The more likely the association, the less surprising it is.
• Modifications and corrections of several phonological codes
and segmentations into graphemes and phonemes
• The distinction between the two 'a' (/a/ of 'patte' and /ɑ/ of
'pâte') is removed from consistency calculation. They are
considered as the same phoneme.
• Words including the grapheme 'ai' ('maison', 'laine') can be
transcribed with /E/ or /e/. Therefore consistency calculation
consider the G-Ph association as the same.
• Introduction of differences between always pronounced, always
silent, and optional 'e' (see 'phonetic codes' tab)
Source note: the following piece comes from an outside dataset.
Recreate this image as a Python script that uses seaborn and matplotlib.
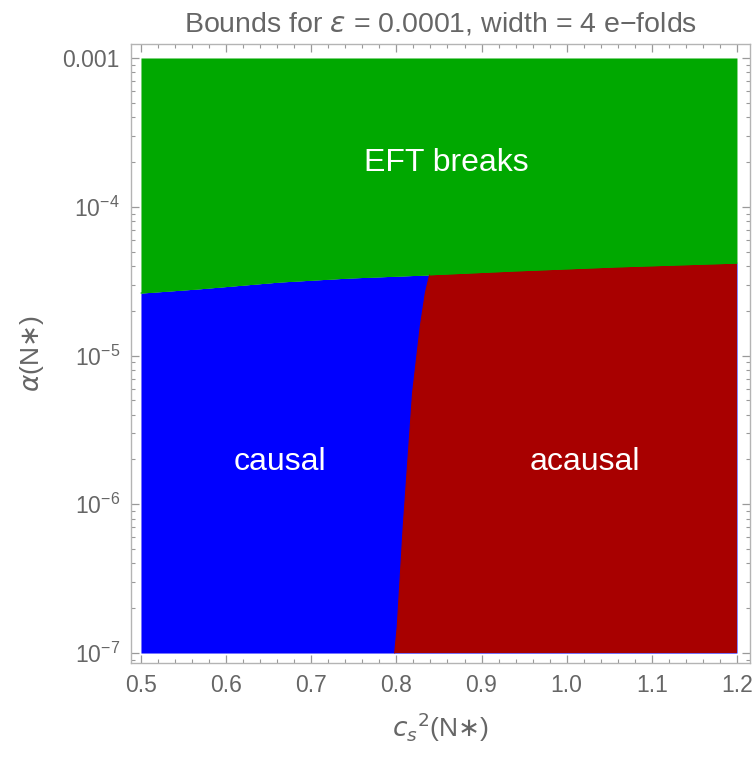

• The G-Ph consistency for the grapheme 'e' whose schwa is
optional ('gare', 'parle') is set to 100 since the 'e' may or
may not be pronounced.
• In the case of Ph-G associations only, the few rare silent
consonants in internal position (e.g. 'm' in 'automne', 'p' in
'baptême') are not present in the speech signal, and their Ph-G
consistency is therefore 0%.
• Cases where 'e' is followed by two identical consonants. The
coding for G-Ph associations, was standardized by sorting 'e'
when followed by two identical consonants as .e[CC]. (with CC to
indicate 2 identical consonants). For exemple, the word 'femme'
is now coded as 'f.e[CC].mm.e'. This change in coding now
describes the word 'femme' with a low consistency score because
'e' followed by a doublet is usually pronounced /e/ or /E/.
However, this only happens when the 'e' is not included in a
morphologically coded group (subscript '6'; derivation/flexion
support) such as in 'ancienne' where 'enn' is coded '6enn'. This
coding of 'e[CC]' is only done for G-Ph associations but not for
Ph-G associations since, in spoken French, double consonants are
not distinguishable from single consonants. The coding of G-Ph
associations with 'e[CC]' applies to all words in order to
highlight inconsistencies (thus also to words such as 'ennui'
coded 'e[CC]-@.nn-n.ui-8i')
• Coding has been modified when -eill or -eil are not preceded
by 'u' ('abeille', 'bienveillant', 'sommeil'). 'eil' and 'eill'
are now single blocks where 'il' or 'ill' are always associated
with the semi-vowel /j/, never with the consonant /l/.
• In order to eliminate some rare G-Ph or Ph-G associations,
proper names are excluded from the analyses
• The phonological CV structure and the identity of consonant
clusters have been added.
• From ver. 2.4, by-token values computed using a log transform
of word frequency, log10(frequency+1).